▶ [Task directions]
From the records below, please print only the lines from the one containing "Generate a web" through the one containing "const line = d3.line().x(d", both included. Skip the pictures.

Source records

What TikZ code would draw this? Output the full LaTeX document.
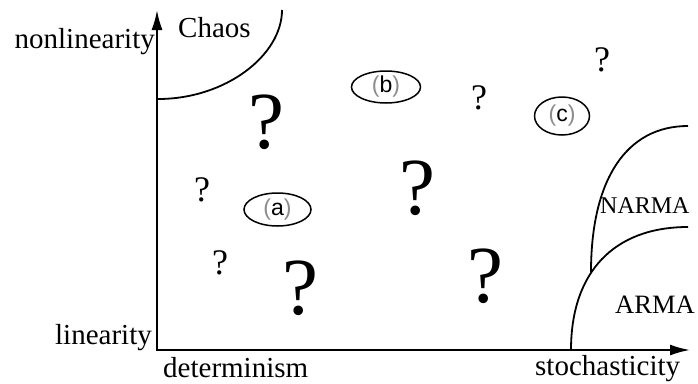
\documentclass[tikz,border=0pt]{standalone}
\usepackage{fontspec}
\setmainfont{Liberation Serif}
\newfontfamily\labsans{Liberation Sans}
\usetikzlibrary{arrows.meta,shapes.geometric}
\newcommand{\gp}[1]{\textcolor{black!45}{#1}}
\begin{document}
\begin{tikzpicture}[x=1pt,y=-1pt,
  lab/.style={inner sep=0pt, font=\fontsize{29}{30}\selectfont},
  smalllab/.style={inner sep=0pt, font=\fontsize{25}{26}\selectfont},
  qbig/.style={inner sep=0pt, font=\fontsize{81}{81}\selectfont},
  qsmall/.style={inner sep=0pt, font=\fontsize{36}{36}\selectfont},
  tag/.style={ellipse, draw, line width=1.5pt, inner sep=0pt, font=\labsans\fontsize{23}{23}\selectfont},
  curve/.style={line width=1.8pt},
  axis/.style={line width=2pt, {Latex[length=20pt,width=11pt]}-{Latex[length=20pt,width=11pt]}}]
\useasboundingbox (0,0) rectangle (698,383);
% axes
\coordinate (O) at (157,350);
\coordinate (ytip) at (157,10);
\coordinate (xtip) at (690,350);
\draw[axis] (ytip) -- (O) -- (xtip);
% region boundaries
\draw[curve] (158,99) .. controls (226,99) and (282,55) .. (282,10);
\draw[curve] (688,126) .. controls (626,126) and (591,180) .. (591,272);
\draw[curve] (688,227) .. controls (614,227) and (571,272) .. (571,350);
% axis labels
\node[lab, anchor=base east] (nl) at (155,48) {nonlinearity};
\node[lab, anchor=base east] (li) at (152,344) {linearity};
\node[lab, anchor=base west] (de) at (163,377) {determinism};
\node[lab, anchor=base west] (st) at (535,375) {stochasticity};
% region labels
\node[lab, anchor=base west] (chaos) at (178,37) {Chaos};
\node[smalllab, font=\fontsize{24}{25}\selectfont, anchor=base west] (narma) at (600,213) {NARMA};
\node[smalllab, font=\fontsize{26.5}{27}\selectfont, anchor=base west] (arma) at (615,313) {ARMA};
% question marks
\node[qbig] (q1) at (266,122) {?};
\node[qbig] (q2) at (417,188) {?};
\node[qbig] (q3) at (300,288) {?};
\node[qbig] (q4) at (485,276) {?};
\node[qsmall] (q5) at (202,190) {?};
\node[qsmall] (q6) at (220,263) {?};
\node[qsmall] (q7) at (479,98) {?};
\node[qsmall] (q8) at (602,60) {?};
% tagged points
\node[tag, minimum width=67pt, minimum height=33pt] (a) at (277.5,209.5) {\gp{(}a\gp{)}};
\node[tag, minimum width=69pt, minimum height=32pt] (b) at (386,87) {\gp{(}b\gp{)}};
\node[tag, minimum width=55pt, minimum height=38pt] (c) at (562,116) {\gp{(}c\gp{)}};
\end{tikzpicture}
\end{document}
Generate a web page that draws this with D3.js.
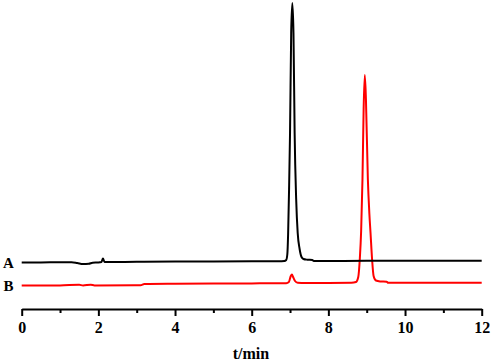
<!DOCTYPE html>
<html><head><meta charset="utf-8">
<script src="https://cdn.jsdelivr.net/npm/d3@7"></script>
<style>
html,body{margin:0;padding:0;background:#fff;}
svg{display:block;}
</style></head>
<body>
<svg id="c" width="491" height="364"></svg>
<script>
// Data (time in min, detector signal in arbitrary units; trace B offset below A)
const majorTicks = [0, 2, 4, 6, 8, 10, 12];
const minorTicks = [1, 3, 5, 7, 9, 11];
const seriesNames = ["A", "B"];
const traceA = [
  [0.0,46.5],[0.5,46.6],[1.0,46.7],[1.3,46.8],[1.45,46.0],[1.6,45.0],[1.75,45.2],[1.85,46.3],
  [2.0,46.5],[2.08,47.0],[2.12,50.5],[2.16,47.0],[2.25,47.0],[3.0,47.2],[4.0,47.5],[5.0,47.6],
  [6.0,47.7],[6.7,47.8],[6.85,48.0],[6.90,49.0],[6.93,55],[6.95,75],[6.975,120],[7.00,176],
  [7.03,276],[7.06,306],[7.09,276],[7.12,176],[7.16,110],[7.20,76],[7.25,60],[7.30,52],
  [7.35,50],[7.45,49.3],[7.58,49.0],[7.62,48.0],[7.8,48.0],[9.0,48.2],[10.0,48.2],[11.0,48.3],[12.0,48.3]
];
const traceB = [
  [0.0,23.5],[1.0,23.6],[1.5,24.2],[1.6,23.6],[1.8,24.3],[1.9,23.6],[3.1,23.7],[3.2,25.0],
  [4.0,25.3],[5.0,25.5],[6.0,25.6],[6.9,25.8],[6.97,27],[7.02,33],[7.05,34.5],[7.08,32],
  [7.13,28],[7.2,26.2],[7.4,25.9],[8.0,26.0],[8.6,26.2],[8.72,27],[8.78,32],[8.82,50],
  [8.855,78],[8.89,130],[8.92,200],[8.95,234],[8.98,210],[9.03,130],[9.07,95],[9.10,76],
  [9.14,50],[9.18,33],[9.24,28.5],[9.35,27.6],[9.52,27.3],[9.56,26.2],[10.0,26.2],[11.0,26.3],[12.0,26.3]
];
const xTitle = "t/min";

const svg = d3.select("#c");
const x = d3.scaleLinear().domain([0, 12]).range([21.7, 481.7]);
const y = d3.scaleLinear().domain([0, 300]).range([309, 9]);
const serif = "'Liberation Serif','Times New Roman',serif";

const line = d3.line().x(d => x(d[0])).y(d => y(d[1])).curve(d3.curveMonotoneX);

svg.append("path").datum(traceB).attr("d", line)
  .attr("fill","none").attr("stroke","#ff0000").attr("stroke-width",2).attr("stroke-linejoin","round");
svg.append("path").datum(traceA).attr("d", line)
  .attr("fill","none").attr("stroke","#000").attr("stroke-width",2).attr("stroke-linejoin","round");

// series labels
const labelData = [[seriesNames[0], traceA[0][1]], [seriesNames[1], traceB[0][1]]];
svg.selectAll("text.lab").data(labelData).enter().append("text")
  .attr("class","lab").attr("x", 8.5).attr("y", d => y(d[1]))
  .attr("dy","0.35em").attr("text-anchor","middle")
  .attr("font-family", serif).attr("font-weight","bold").attr("font-size", 15)
  .text(d => d[0]);

// axis
const gx = svg.append("g").attr("transform", `translate(0,${y(0)})`);
gx.call(d3.axisBottom(x).tickValues(majorTicks).tickFormat(d3.format("d")).tickSize(7).tickSizeOuter(0).tickPadding(6));
gx.select(".domain").attr("stroke-width", 2);
gx.selectAll(".tick line").attr("stroke-width", 2);
gx.selectAll(".tick text").attr("font-family", serif).attr("font-weight","bold").attr("font-size", 16).attr("fill","#000");

const gm = svg.append("g").attr("transform", `translate(0,${y(0)})`);
gm.call(d3.axisBottom(x).tickValues(minorTicks).tickFormat("").tickSize(4).tickSizeOuter(0));
gm.select(".domain").remove();
gm.selectAll(".tick line").attr("stroke-width", 2);

svg.append("text").attr("x", 251).attr("y", 359).attr("text-anchor","middle")
  .attr("font-family", serif).attr("font-weight","bold").attr("font-size", 16)
  .text(xTitle);
</script>
</body></html>
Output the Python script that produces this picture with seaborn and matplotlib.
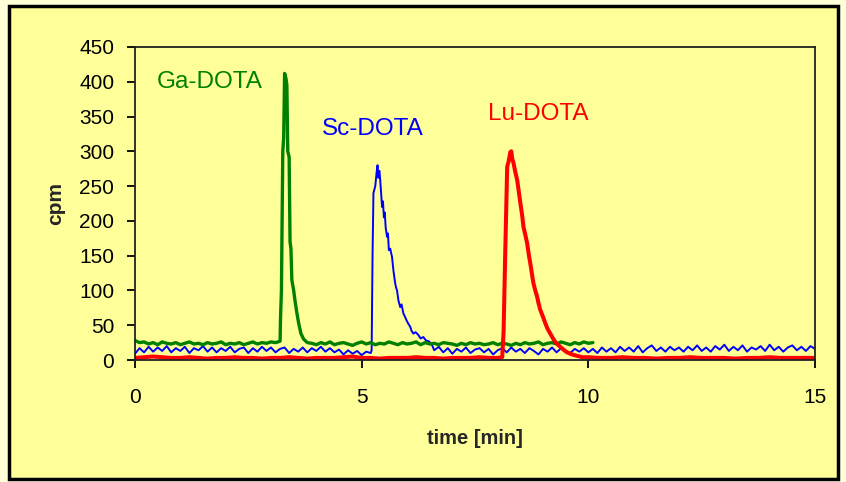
"""
Radio-HPLC chromatograms of Ga-, Sc- and Lu-DOTA (cpm vs. time).
"""

import numpy as np
import pandas as pd
import matplotlib
matplotlib.use('Agg')
import matplotlib.pyplot as plt
from matplotlib.patches import Rectangle
import seaborn as sns

# ---- data ----
# Ga-DOTA (green): baseline, peak, baseline
ga_base1 = [28, 25, 26, 23, 25, 22, 26, 24, 23, 25, 22, 24, 26, 23, 24, 22, 25,
            23, 24, 26, 22, 24, 23, 25, 22, 24, 26, 23, 25, 24, 26, 25, 27]
ga_peak_t = [3.21, 3.23, 3.26, 3.28, 3.30, 3.33, 3.35, 3.37, 3.40, 3.42, 3.44,
             3.46, 3.50, 3.53, 3.57, 3.61, 3.66, 3.72, 3.80]
ga_peak_v = [60, 100, 300, 320, 412, 405, 395, 300, 292, 170, 160,
             115, 100, 85, 68, 53, 38, 30, 25]
ga_base2 = [24, 22, 25, 23, 26, 22, 24, 25, 23, 21, 24, 26, 23, 25, 22, 24, 23,
            26, 24, 22, 25, 23, 24, 26, 22, 25, 23, 24, 22, 25, 24, 23, 21, 24,
            22, 25, 23, 24, 22, 23, 25, 22, 24, 23, 21, 24, 22, 25, 23, 24, 26,
            22, 24, 25, 23, 26, 24, 22, 25, 23, 26, 24, 25]

# Sc-DOTA (blue)
sc_base1 = [9, 17, 11, 19, 12, 18, 13, 20, 11, 17, 13, 19, 10, 17, 14, 20, 12,
            18, 11, 17, 13, 19, 11, 16, 18, 10, 17, 12, 19, 13, 18, 11, 16, 18,
            10, 16, 12, 18, 11, 17, 13, 19, 12, 17, 11, 15, 8, 14, 9, 13, 7,
            12, 10]
sc_peak_t = [5.22, 5.24, 5.26, 5.30, 5.33, 5.35, 5.37, 5.39, 5.41, 5.43, 5.45,
             5.47, 5.49, 5.51, 5.53, 5.56, 5.58, 5.60, 5.63, 5.67, 5.70, 5.72,
             5.74, 5.76, 5.78, 5.81, 5.85, 5.88, 5.92, 5.95, 5.99, 6.03, 6.07,
             6.10, 6.14, 6.19, 6.25, 6.30, 6.36, 6.42, 6.48, 6.55]
sc_peak_v = [14, 150, 240, 250, 270, 280, 262, 272, 258, 240, 220,
             228, 205, 212, 190, 177, 182, 158, 160, 148, 129, 120,
             110, 104, 100, 86, 76, 80, 67, 63, 57, 52, 48,
             42, 38, 40, 36, 31, 33, 28, 27, 22]
sc_base2 = [14, 19, 11, 17, 9, 16, 12, 18, 10, 15, 17, 11, 16, 8, 14,
            17, 11, 18, 12, 16, 10, 17, 13, 8, 16, 12, 18, 11, 17, 13, 10, 16,
            12, 17, 11,
            16, 10, 18, 12, 17, 11, 19, 13, 18, 12, 20, 11, 17, 21, 13, 18, 12,
            19, 14, 18,
            12, 19, 14, 21, 13, 18, 12, 20, 15, 22, 13, 19, 14, 21, 12, 18, 15,
            20, 13, 22, 14, 19, 12, 18, 21, 14, 19, 13, 20, 16]

# Lu-DOTA (red)
lu_base1 = [3, 4, 5, 4, 3, 3, 4, 3, 2, 3, 3, 4, 3, 3, 2, 3, 3, 4, 3, 2, 3, 3, 3,
            4, 5, 3, 3, 2, 3, 3, 3, 4, 3, 3, 2, 3, 3, 3, 4, 3, 3]
lu_peak_t = [8.10, 8.13, 8.17, 8.21, 8.24, 8.28, 8.30, 8.32, 8.35, 8.39, 8.43,
             8.47, 8.50, 8.54, 8.57, 8.61, 8.65, 8.69, 8.72, 8.76, 8.79, 8.83,
             8.87, 8.90, 8.94, 9.00, 9.05, 9.10, 9.16, 9.22, 9.27, 9.33, 9.38,
             9.45, 9.53, 9.64, 9.75, 9.87]
lu_peak_v = [4, 40, 163, 278, 285, 299, 300, 290, 283, 270, 259,
             240, 226, 208, 191, 180, 168, 150, 139, 122, 110, 100,
             91, 82, 72, 62, 53, 45, 38, 31, 26, 22, 19,
             15, 11, 8, 6, 4]
lu_base2 = [4, 3, 3, 4, 3, 3, 2, 3, 3, 4, 3, 3, 3, 2, 3, 3, 4, 3, 3, 3, 3]

labels = ['Ga-DOTA', 'Sc-DOTA', 'Lu-DOTA']
label_pos = [(0.49, 400), (4.13, 332), (7.79, 354)]
colors = ['#008000', '#0000FF', '#FF0000']


def trace(t0, base1, t1, peak_t, peak_v, t2, t3, base2):
    t = np.concatenate([np.linspace(t0, t1, len(base1)), peak_t,
                        np.linspace(t2, t3, len(base2))])
    v = np.concatenate([base1, peak_v, base2])
    return t, v


series = {
    'Ga-DOTA': trace(0.0, ga_base1, 3.2, ga_peak_t, ga_peak_v, 3.9, 10.1, ga_base2),
    'Sc-DOTA': trace(0.0, sc_base1, 5.2, sc_peak_t, sc_peak_v, 6.6, 15.0, sc_base2),
    'Lu-DOTA': trace(0.0, lu_base1, 8.0, lu_peak_t, lu_peak_v, 10.0, 15.0, lu_base2),
}

frames = []
for name, (t, v) in series.items():
    frames.append(pd.DataFrame({'time': t, 'cpm': v, 'sample': name}))
df = pd.concat(frames, ignore_index=True)

# ---- plot ----
sns.set_style('ticks')
plt.rcParams['font.family'] = ['Liberation Sans', 'DejaVu Sans']

bg = '#FFFF99'
fig = plt.figure(figsize=(8.46, 4.82), dpi=100, facecolor='#FFFFD8')
fig.patches.append(Rectangle((9 / 846, 3 / 482), 829 / 846, 473 / 482,
                             transform=fig.transFigure, facecolor=bg,
                             edgecolor='black', linewidth=2.5, zorder=-5))
ax = fig.add_axes([135 / 846, 1 - 360 / 482, 680 / 846, 313 / 482])
ax.set_facecolor(bg)

widths = {'Sc-DOTA': 1.4, 'Ga-DOTA': 2.4, 'Lu-DOTA': 2.9}
for name in ['Sc-DOTA', 'Ga-DOTA', 'Lu-DOTA']:
    sub = df[df['sample'] == name]
    sns.lineplot(data=sub, x='time', y='cpm', ax=ax, estimator=None, sort=False,
                 color=colors[labels.index(name)], linewidth=widths[name])

for name, (x, y), c in zip(labels, label_pos, colors):
    ax.text(x, y, name, color=c, fontsize=17.5, ha='left', va='center')

ax.set_xlim(0, 15)
ax.set_ylim(0, 450)
ax.set_xticks([0, 5, 10, 15])
ax.set_yticks(np.arange(0, 451, 50))
ax.tick_params(direction='out', length=6, width=1.3, labelsize=15, colors='black')
ax.tick_params(axis='y', pad=9)
ax.tick_params(axis='x', pad=14)
for s in ax.spines.values():
    s.set_visible(True)
    s.set_color('#222222')
    s.set_linewidth(1.3)
ax.set_xlabel('time [min]', fontsize=14.5, fontweight='bold', labelpad=16)
ax.set_ylabel('cpm', fontsize=15, fontweight='bold', labelpad=10)

fig.savefig('out.png', dpi=100, facecolor=fig.get_facecolor())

▶ [Task result]
Generate a web page that draws this with D3.js.
<!DOCTYPE html>
<html><head><meta charset="utf-8">
<script src="https://cdn.jsdelivr.net/npm/d3@7"></script>
<style>
html,body{margin:0;padding:0;background:#fff;}
svg{display:block;}
</style></head>
<body>
<svg id="c" width="491" height="364"></svg>
<script>
// Data (time in min, detector signal in arbitrary units; trace B offset below A)
const majorTicks = [0, 2, 4, 6, 8, 10, 12];
const minorTicks = [1, 3, 5, 7, 9, 11];
const seriesNames = ["A", "B"];
const traceA = [
  [0.0,46.5],[0.5,46.6],[1.0,46.7],[1.3,46.8],[1.45,46.0],[1.6,45.0],[1.75,45.2],[1.85,46.3],
  [2.0,46.5],[2.08,47.0],[2.12,50.5],[2.16,47.0],[2.25,47.0],[3.0,47.2],[4.0,47.5],[5.0,47.6],
  [6.0,47.7],[6.7,47.8],[6.85,48.0],[6.90,49.0],[6.93,55],[6.95,75],[6.975,120],[7.00,176],
  [7.03,276],[7.06,306],[7.09,276],[7.12,176],[7.16,110],[7.20,76],[7.25,60],[7.30,52],
  [7.35,50],[7.45,49.3],[7.58,49.0],[7.62,48.0],[7.8,48.0],[9.0,48.2],[10.0,48.2],[11.0,48.3],[12.0,48.3]
];
const traceB = [
  [0.0,23.5],[1.0,23.6],[1.5,24.2],[1.6,23.6],[1.8,24.3],[1.9,23.6],[3.1,23.7],[3.2,25.0],
  [4.0,25.3],[5.0,25.5],[6.0,25.6],[6.9,25.8],[6.97,27],[7.02,33],[7.05,34.5],[7.08,32],
  [7.13,28],[7.2,26.2],[7.4,25.9],[8.0,26.0],[8.6,26.2],[8.72,27],[8.78,32],[8.82,50],
  [8.855,78],[8.89,130],[8.92,200],[8.95,234],[8.98,210],[9.03,130],[9.07,95],[9.10,76],
  [9.14,50],[9.18,33],[9.24,28.5],[9.35,27.6],[9.52,27.3],[9.56,26.2],[10.0,26.2],[11.0,26.3],[12.0,26.3]
];
const xTitle = "t/min";

const svg = d3.select("#c");
const x = d3.scaleLinear().domain([0, 12]).range([21.7, 481.7]);
const y = d3.scaleLinear().domain([0, 300]).range([309, 9]);
const serif = "'Liberation Serif','Times New Roman',serif";

const line = d3.line().x(d => x(d[0])).y(d => y(d[1])).curve(d3.curveMonotoneX);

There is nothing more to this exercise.